Written request =>
Copy the lines of the data below exactly, starting at the first and stopping after the line that contains "control_lo, control_hi, control_nbins = 0.489, 2.340, 39"; include no pictures.

-- start --

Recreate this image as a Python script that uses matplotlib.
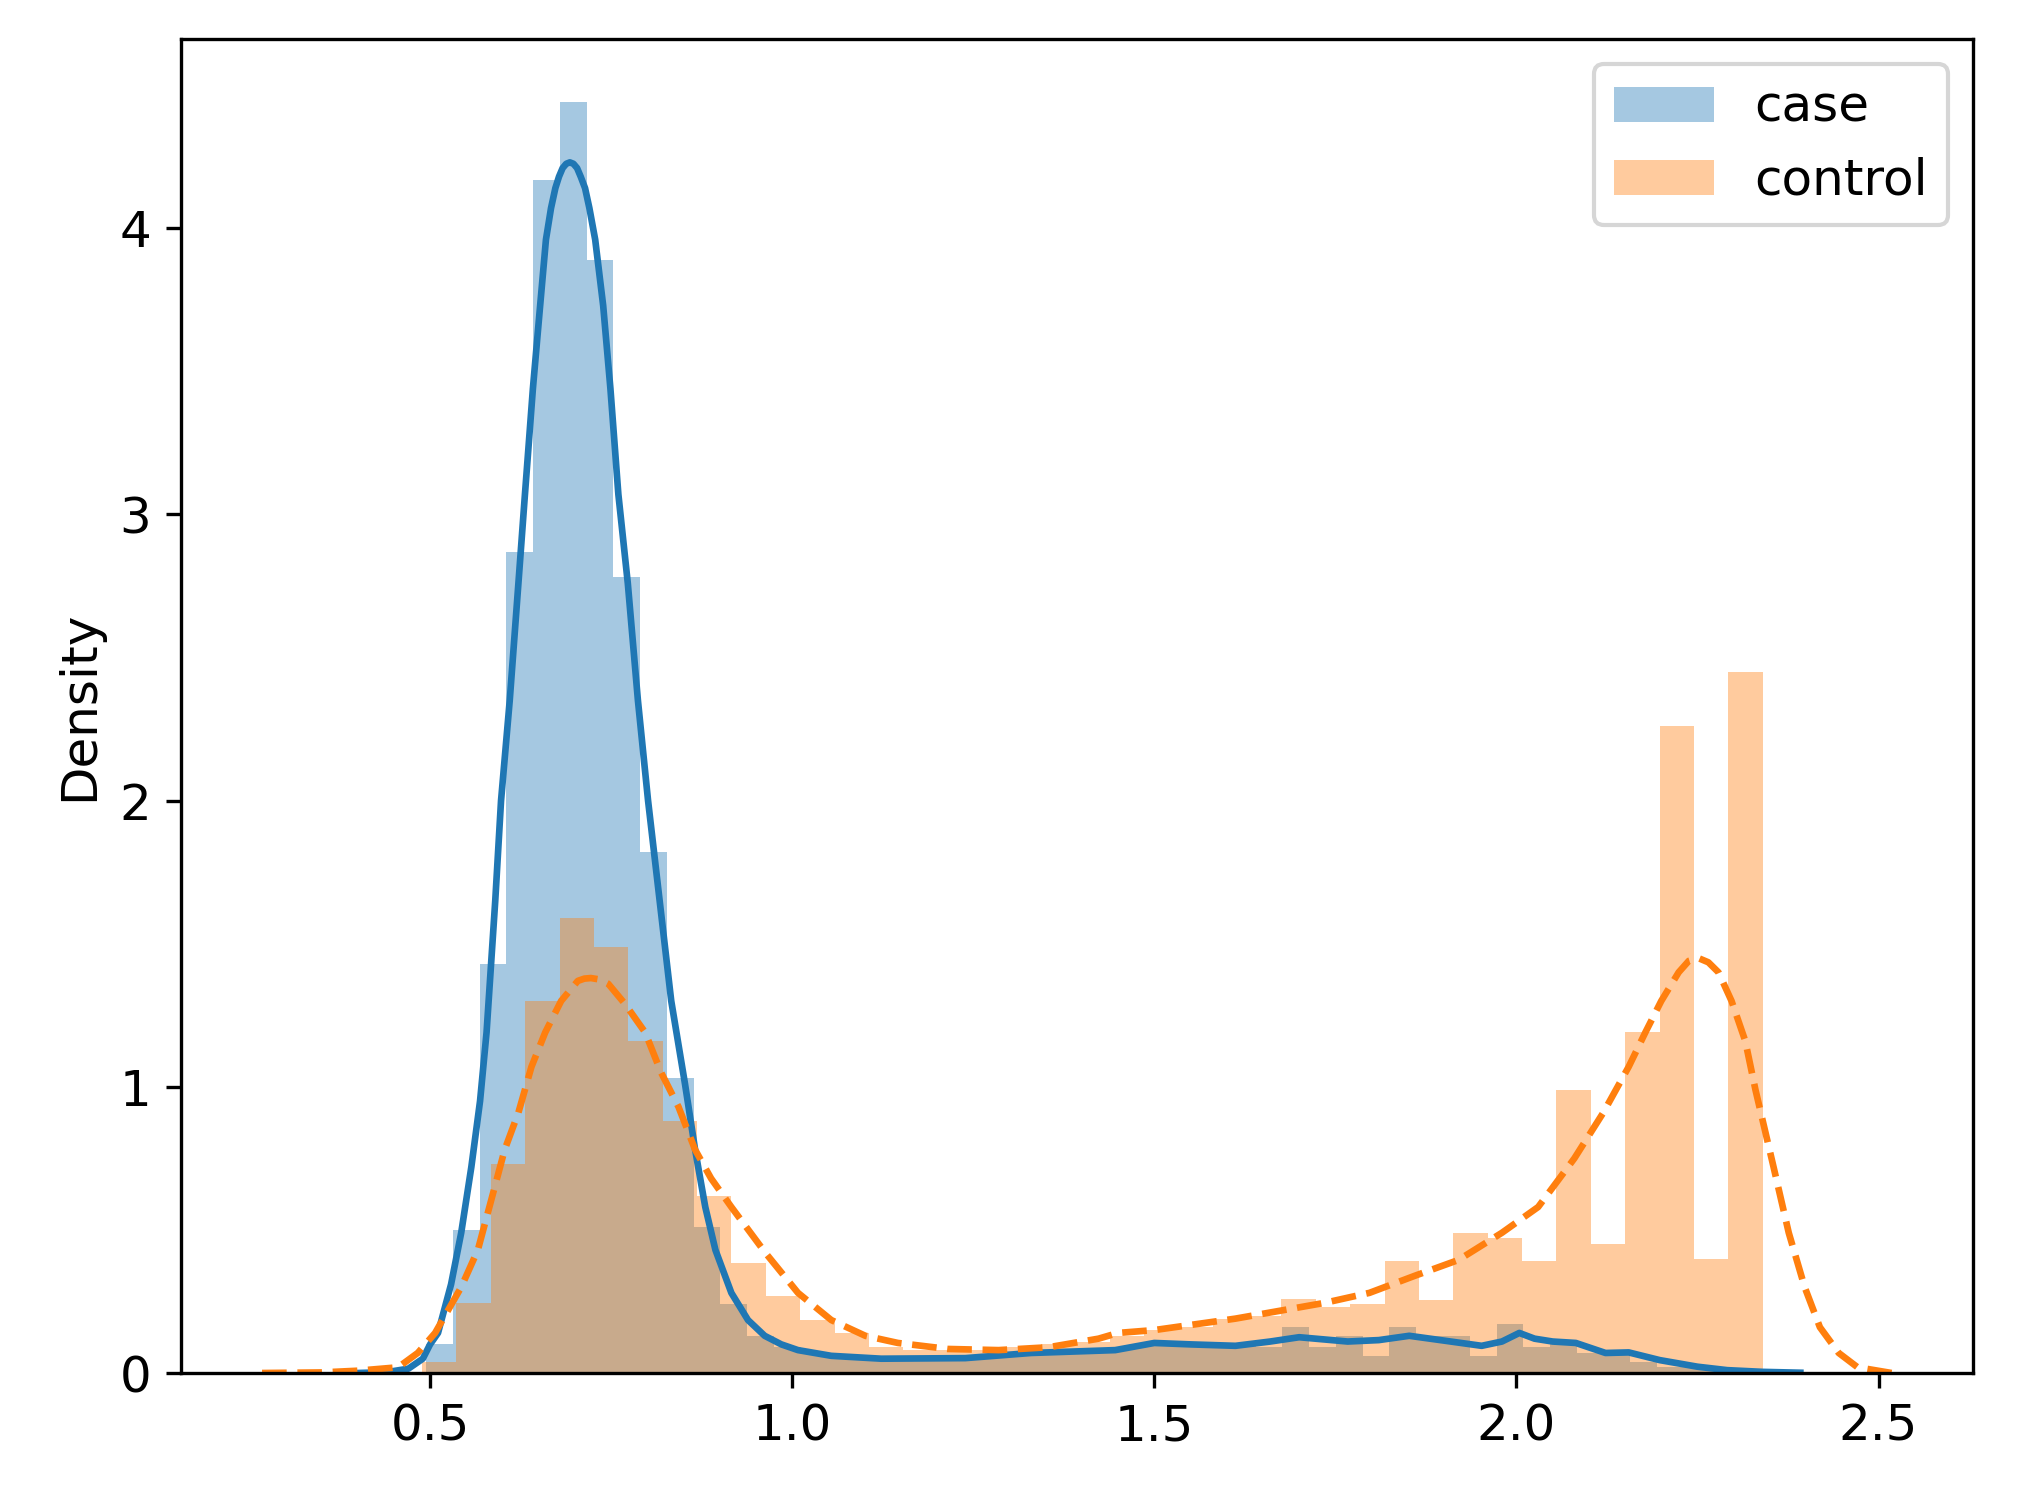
import numpy as np
import matplotlib
matplotlib.use("Agg")
import matplotlib.pyplot as plt

# histogram bins (range and count)
case_lo, case_hi, case_nbins = 0.4945, 2.342, 50
control_lo, control_hi, control_nbins = 0.489, 2.340, 39

case_heights = [
    0.10, 0.50, 1.43, 2.87, 4.17, 4.44, 3.89, 2.78, 1.82, 1.03,
    0.51, 0.24, 0.13, 0.09, 0.07, 0.06, 0.05, 0.05, 0.05, 0.05,
    0.05, 0.06, 0.065, 0.07, 0.075, 0.08, 0.09, 0.10, 0.10, 0.10,
    0.10, 0.09, 0.16, 0.09, 0.13, 0.06, 0.16, 0.13, 0.13, 0.06,
    0.17, 0.09, 0.11, 0.07, 0.07, 0.04, 0.02, 0.02, 0.01, 0.005,
]
control_heights = [
    0.04, 0.245, 0.73, 1.30, 1.59, 1.49, 1.16, 0.88, 0.62, 0.385,
    0.27, 0.185, 0.14, 0.09, 0.08, 0.08, 0.08, 0.09, 0.10, 0.11,
    0.13, 0.15, 0.16, 0.19, 0.20, 0.26, 0.23, 0.24, 0.39, 0.255,
    0.49, 0.47, 0.39, 0.99, 0.45, 1.19, 2.26, 0.40, 2.45,
]

# density curves
case_kde_x = [0.40, 0.44, 0.47, 0.49, 0.50, 0.511, 0.529, 0.543, 0.557, 0.569,
              0.578, 0.584, 0.590, 0.598, 0.610, 0.622, 0.631, 0.642, 0.652, 0.660,
              0.667, 0.673, 0.678, 0.683, 0.688, 0.693, 0.698, 0.703, 0.708, 0.714,
              0.720, 0.728, 0.739, 0.749, 0.760, 0.773,
              0.787, 0.801, 0.817, 0.833, 0.852, 0.866, 0.880, 0.894, 0.916, 0.939,
              0.962, 0.985, 1.008, 1.054, 1.123, 1.239, 1.33, 1.446, 1.50, 1.55, 1.612,
              1.66, 1.70, 1.767, 1.81, 1.852, 1.895, 1.952, 1.98, 2.004, 2.025,
              2.05, 2.082, 2.123, 2.155, 2.198, 2.25, 2.291, 2.34, 2.392]
case_kde_y = [0.0, 0.003, 0.015, 0.05, 0.10, 0.14, 0.31, 0.49, 0.72, 0.95,
              1.19, 1.42, 1.65, 2.00, 2.35, 2.76, 3.07, 3.44, 3.73, 3.96,
              4.07, 4.14, 4.18, 4.21, 4.225, 4.23, 4.225, 4.21, 4.18, 4.14,
              4.07, 3.96, 3.73, 3.44, 3.07, 2.76,
              2.35, 2.00, 1.65, 1.30, 1.01, 0.78, 0.58, 0.43, 0.28, 0.185,
              0.13, 0.10, 0.08, 0.06, 0.05, 0.052, 0.07, 0.08, 0.105, 0.10, 0.095,
              0.11, 0.125, 0.11, 0.115, 0.13, 0.115, 0.095, 0.11, 0.14, 0.12,
              0.11, 0.105, 0.07, 0.072, 0.045, 0.022, 0.01, 0.004, 0.001]

control_kde_x = [0.268, 0.35, 0.40, 0.456, 0.483, 0.507, 0.543, 0.566, 0.584, 0.603,
                 0.622, 0.640, 0.659, 0.681, 0.704, 0.713, 0.722, 0.734, 0.746, 0.769,
                 0.797, 0.819, 0.843, 0.866, 0.888, 0.916, 0.963, 1.008, 1.054, 1.101,
                 1.146, 1.215, 1.285, 1.354, 1.423, 1.45, 1.50, 1.612, 1.735, 1.797,
                 1.86, 1.92, 1.98, 2.03, 2.08, 2.12, 2.155, 2.178, 2.20, 2.224,
                 2.238, 2.251, 2.265, 2.279, 2.297, 2.316, 2.33, 2.355, 2.376, 2.398,
                 2.419, 2.445, 2.471, 2.518]
control_kde_y = [0.0, 0.002, 0.008, 0.02, 0.07, 0.14, 0.30, 0.43, 0.60, 0.78,
                 0.91, 1.07, 1.19, 1.30, 1.37, 1.378, 1.38, 1.375, 1.36, 1.29,
                 1.19, 1.05, 0.93, 0.78, 0.68, 0.58, 0.42, 0.28, 0.185, 0.13,
                 0.105, 0.084, 0.08, 0.09, 0.12, 0.14, 0.15, 0.19, 0.245, 0.28,
                 0.34, 0.395, 0.49, 0.58, 0.75, 0.91, 1.07, 1.19, 1.30, 1.40,
                 1.44, 1.45, 1.435, 1.40, 1.30, 1.16, 0.99, 0.72, 0.49, 0.30,
                 0.16, 0.07, 0.02, 0.0]

case_edges = np.linspace(case_lo, case_hi, case_nbins + 1)
control_edges = np.linspace(control_lo, control_hi, control_nbins + 1)

fig = plt.figure(figsize=(2022 / 300, 1495 / 300), dpi=300)
ax = fig.add_axes([0.0893, 0.0816, 0.8865, 0.8925])

ax.bar(case_edges[:-1], case_heights, width=np.diff(case_edges), align="edge",
       color="C0", alpha=0.4, linewidth=0, label="case")
ax.plot(case_kde_x, case_kde_y, color="C0", linewidth=1.6)

ax.bar(control_edges[:-1], control_heights, width=np.diff(control_edges), align="edge",
       color="C1", alpha=0.4, linewidth=0, label="control")
ax.plot(control_kde_x, control_kde_y, color="C1", linewidth=1.6, linestyle="--")

ax.set_xticks([0.5, 1.0, 1.5, 2.0, 2.5])
ax.set_yticks([0, 1, 2, 3, 4])
ax.tick_params(labelsize=12)
ax.set_ylabel("Density", fontsize=12)
ax.legend(loc="upper right", fontsize=12)

fig.savefig("out.png", dpi=300)
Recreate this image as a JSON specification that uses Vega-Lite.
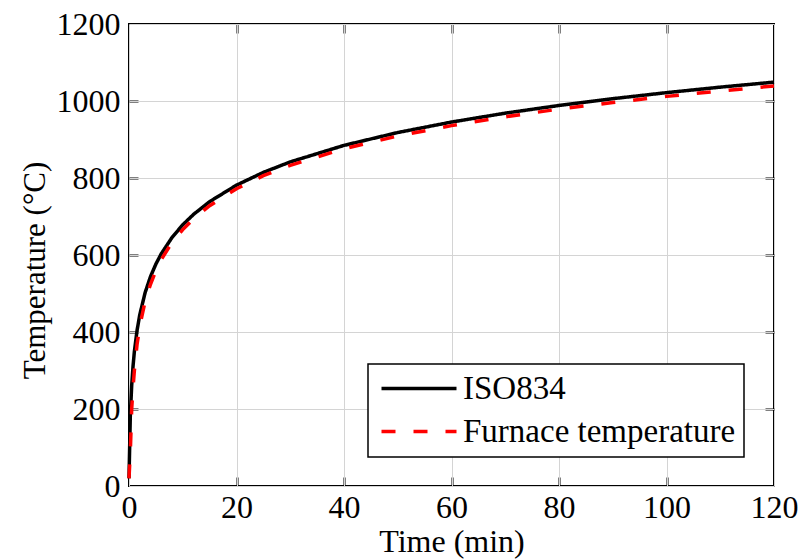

-- end --

Response to the task =>
Recreate this image as a Python script that uses matplotlib.
import numpy as np
import matplotlib
matplotlib.use("Agg")
import matplotlib.pyplot as plt

# histogram bins (range and count)
case_lo, case_hi, case_nbins = 0.4945, 2.342, 50
control_lo, control_hi, control_nbins = 0.489, 2.340, 39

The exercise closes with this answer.